Cultural Intelligence: The Missing Piece in AI-Powered Marketing

AI and Multicultural Marketing: Why It’s More Than Just Translation

Some say, “AI can handle multicultural marketing—it’s just translation, right?” If only it were that simple.

Understanding cultural nuance takes years of experience—analyzing, experimenting, and engaging directly with diverse communities. Cultural intelligence isn’t something you can automate overnight. As Mariah Carey wisely put it, “love takes time”—and so does mastering authentic, inclusive marketing.

Learning from the Past: The Evolution of Technology and Marketing

Anyone here around c.1990? If so, you were there when the internet was born. (Can you hear the dial-up in your head?)

Back then, the shift from traditional research (flipping through books) to the rise of the internet was groundbreaking. The same thing happened when social media emerged. Facebook—now Meta—was built on a college campus and first embraced by students.

And who remembers MySpace? Let’s take a moment to honor the late Roslyn Cobarrubias, media entrepreneur, radio DJ, and music promoter, who was instrumental in growing the MySpace Music platform and advocating for Filipino American artists.

Now, we’re at the dawn of AI. Are you pro-AI or pro-human?

We’ll admit it—this article was written 80% human and optimized 20% for “professional tone” (because sometimes, we get too casual when writing on a Friday night). The challenges of human-based writing, right?

AI is a tool that can help humans with everything. But, of course, we can’t just say that—we had to test it. The image prompt: ‘Show me a modern Filipino woman.’ Below is the output from 2024, and again in 2025.

This small experiment reveals an important insight: AI has cultural blind spots, and those blind spots, funny enough, mirror the very human ones in our industry.

The $606B Industry Blind Spot

Marketing is a powerhouse industry, with an estimated $606 billion ecosystem spanning media ($265B), martech ($121B), and agencies ($220B), according to Statista. But here’s the uncomfortable truth: less than 10% of marketing spend actually reaches North America’s multicultural and diverse communities. Let that sink in.

The CMA’s 2025 trends report talks about AI automating tasks and optimizing performance. That’s great but a critical question remains: If marketing isn’t meaningfully reaching the fastest-growing consumer segments, is it truly working? This isn’t a technology problem—it’s a mindset gap.

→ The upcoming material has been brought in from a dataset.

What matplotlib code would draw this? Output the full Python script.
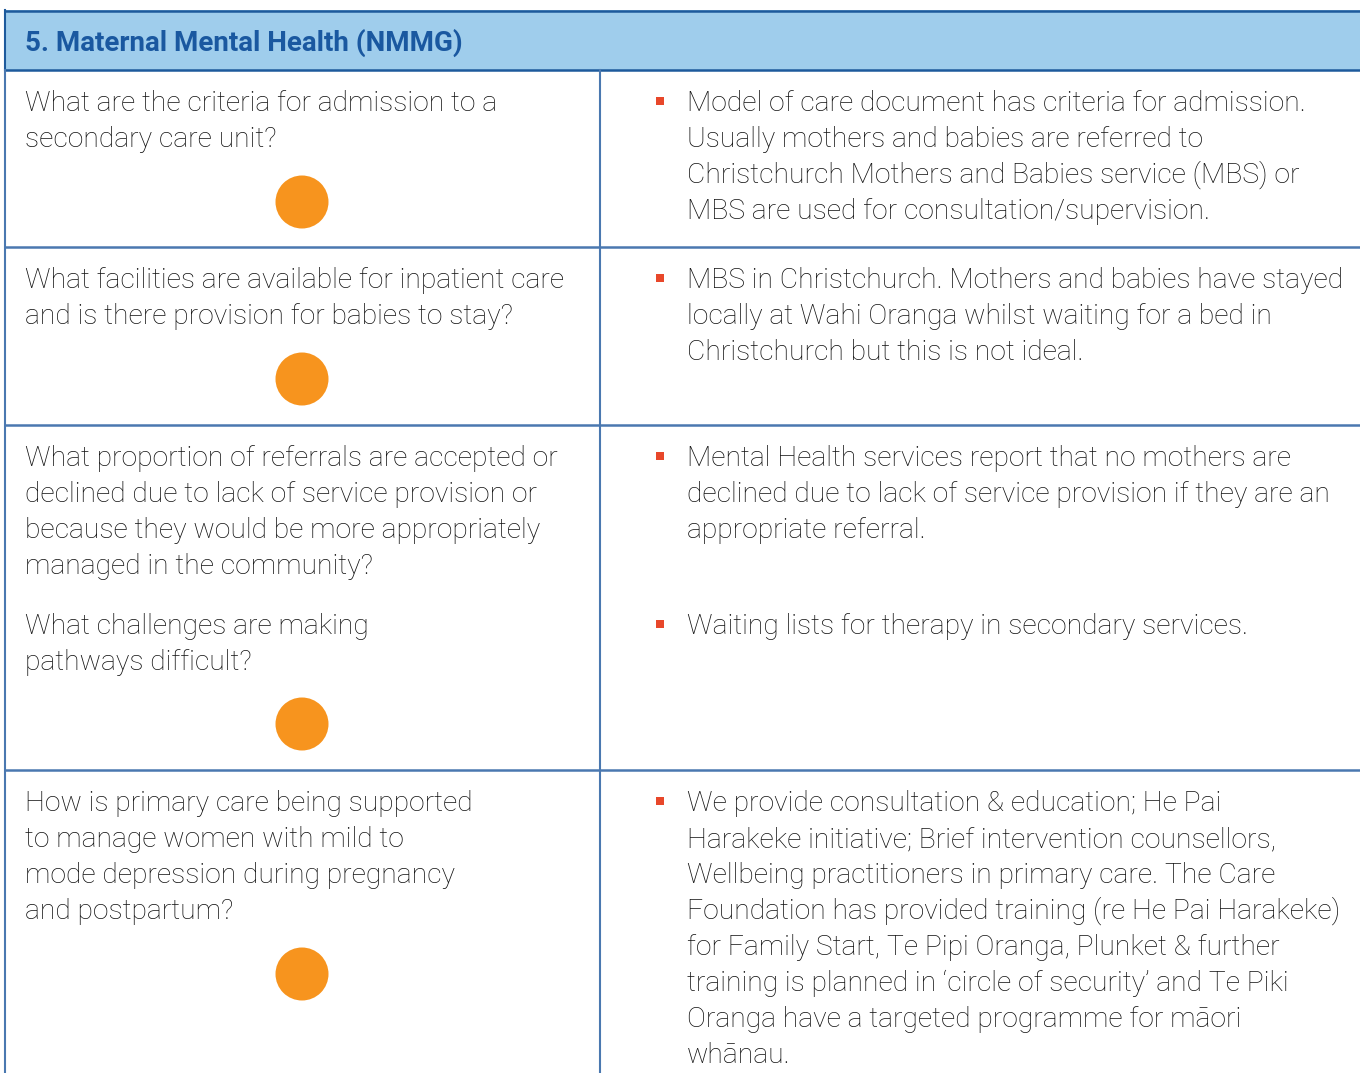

AI Is Only as Inclusive as We Are

Here’s the uncomfortable truth: AI is only as inclusive as the humans building it. And right now, we humans have some serious homework to do. While everyone’s racing to automate everything, we’re creating AI systems that amplify our old biases at lightning speed. This isn’t just about missing revenue – it’s about coding exclusion into our future. The solution? Either:

  • Build cultural intelligence into your marketing and technology from the ground up
  • Or bring in experts who deeply understand the communities you’re trying to reach

The future of marketing isn’t just about automation—it’s about ensuring that AI is used as a tool for inclusion, not exclusion. In 2025 and beyond, the most powerful upgrade brands can invest in isn’t just better algorithms—it’s cultural intelligence.